==== Data excerpt

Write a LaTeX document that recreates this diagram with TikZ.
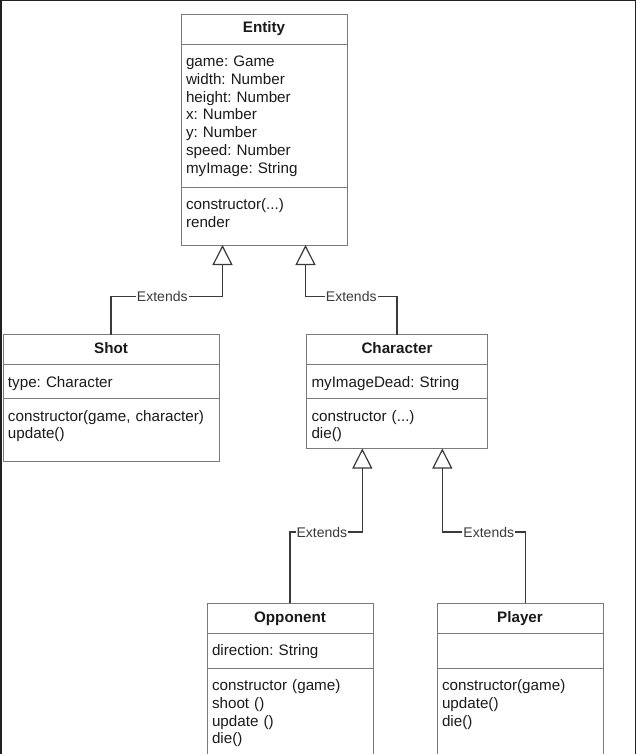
\documentclass[tikz,border=0pt]{standalone}
\usepackage{fontspec}
\setmainfont{Liberation Sans}
\usetikzlibrary{positioning,arrows.meta}
\frenchspacing

\definecolor{framegray}{HTML}{202020}
\definecolor{boxgray}{HTML}{7A7A7A}
\definecolor{linegray}{HTML}{3A3A3A}
\definecolor{textgray}{HTML}{1A1A1A}

\begin{document}
\begin{tikzpicture}[x=1pt, y=-1pt,
    classhead/.style={draw=boxgray, line width=0.9pt, outer sep=0pt, inner sep=0pt,
        minimum height=30pt, text height=11pt, text depth=3pt, text=textgray,
        font=\fontsize{15.2}{17.8}\selectfont\bfseries},
    members/.style={draw=boxgray, line width=0.9pt, outer sep=0pt, inner xsep=5pt,
        inner ysep=0pt, align=left, text height=22.5pt, text=textgray,
        font=\fontsize{15.2}{17.8}\selectfont},
    extends/.style={draw=linegray, line width=1.2pt,
        -{Triangle[length=20pt, width=20pt, fill=white]}},
    lbl/.style={fill=white, inner sep=1pt, text=linegray,
        font=\fontsize{14}{16}\selectfont}]
    \clip (0,0) rectangle (636,754);

    % Entity
    \node[classhead, minimum width=166pt] (entity) at (264,29) {Entity};
    \node[members, text width=156pt, text depth=120.5pt, below=0pt of entity] (entityattr)
        {game: Game\\width: Number\\height: Number\\x: Number\\y: Number\\speed: Number\\myImage: String};
    \node[members, text width=156pt, text depth=35.5pt, below=0pt of entityattr] (entitymeth)
        {constructor(...)\\render};

    % Shot
    \node[classhead, minimum width=216pt] (shot) at (111,349.5) {Shot};
    \node[members, text width=206pt, text depth=11.5pt, below=0pt of shot] (shotattr)
        {type: Character};
    \node[members, text width=206pt, text depth=40.5pt, below=0pt of shotattr] (shotmeth)
        {constructor(game, character)\\update()};

    % Character
    \node[classhead, minimum width=181pt] (character) at (397,349.5) {Character};
    \node[members, text width=171pt, text depth=11.5pt, below=0pt of character] (characterattr)
        {myImageDead: String};
    \node[members, text width=171pt, text depth=27.5pt, below=0pt of characterattr] (charactermeth)
        {constructor (...)\\die()};

    % Opponent
    \node[classhead, minimum width=166pt] (opponent) at (290,618) {Opponent};
    \node[members, text width=156pt, text depth=12.5pt, below=0pt of opponent] (opponentattr)
        {direction: String};
    \node[members, text width=156pt, text depth=69.5pt, below=0pt of opponentattr] (opponentmeth)
        {constructor (game)\\shoot ()\\update ()\\die()};

    % Player
    \node[classhead, minimum width=166pt] (player) at (520,618) {Player};
    \node[members, text width=156pt, text depth=12.5pt, below=0pt of player] (playerattr) {};
    \node[members, text width=156pt, text depth=69.5pt, below=0pt of playerattr] (playermeth)
        {constructor(game)\\update()\\die()};

    % Inheritance
    \draw[extends] (shot.north) -- ++(0,-38) -| node[lbl, pos=0.23] {Extends}
        ([xshift=-41.5pt]entitymeth.south);
    \draw[extends] (character.north) -- ++(0,-38) -| node[lbl, pos=0.25] {Extends}
        ([xshift=41.5pt]entitymeth.south);
    \draw[extends] (opponent.north) -- ++(0,-71) -| node[lbl, pos=0.22] {Extends}
        ([xshift=-34.7pt]charactermeth.south);
    \draw[extends] ([xshift=5.3pt]player.north) -- ++(0,-71) -| node[lbl, pos=0.22] {Extends}
        ([xshift=45.3pt]charactermeth.south);

    % Window frame
    \fill[framegray] (0,0) rectangle (636,1.5);
    \fill[framegray] (0,0) rectangle (2,754);
    \fill[framegray] (634.5,0) rectangle (636,754);
\end{tikzpicture}
\end{document}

========

### Exercise objective
Leave out any pictures and return exactly the lines from the beginning of the data through the line with "(0,0) rectangle (636,754);", inclusive.

### Full response
Write a LaTeX document that recreates this diagram with TikZ.
\documentclass[tikz,border=0pt]{standalone}
\usepackage{fontspec}
\setmainfont{Liberation Sans}
\usetikzlibrary{positioning,arrows.meta}
\frenchspacing

\definecolor{framegray}{HTML}{202020}
\definecolor{boxgray}{HTML}{7A7A7A}
\definecolor{linegray}{HTML}{3A3A3A}
\definecolor{textgray}{HTML}{1A1A1A}

\begin{document}
\begin{tikzpicture}[x=1pt, y=-1pt,
    classhead/.style={draw=boxgray, line width=0.9pt, outer sep=0pt, inner sep=0pt,
        minimum height=30pt, text height=11pt, text depth=3pt, text=textgray,
        font=\fontsize{15.2}{17.8}\selectfont\bfseries},
    members/.style={draw=boxgray, line width=0.9pt, outer sep=0pt, inner xsep=5pt,
        inner ysep=0pt, align=left, text height=22.5pt, text=textgray,
        font=\fontsize{15.2}{17.8}\selectfont},
    extends/.style={draw=linegray, line width=1.2pt,
        -{Triangle[length=20pt, width=20pt, fill=white]}},
    lbl/.style={fill=white, inner sep=1pt, text=linegray,
        font=\fontsize{14}{16}\selectfont}]
    \clip (0,0) rectangle (636,754);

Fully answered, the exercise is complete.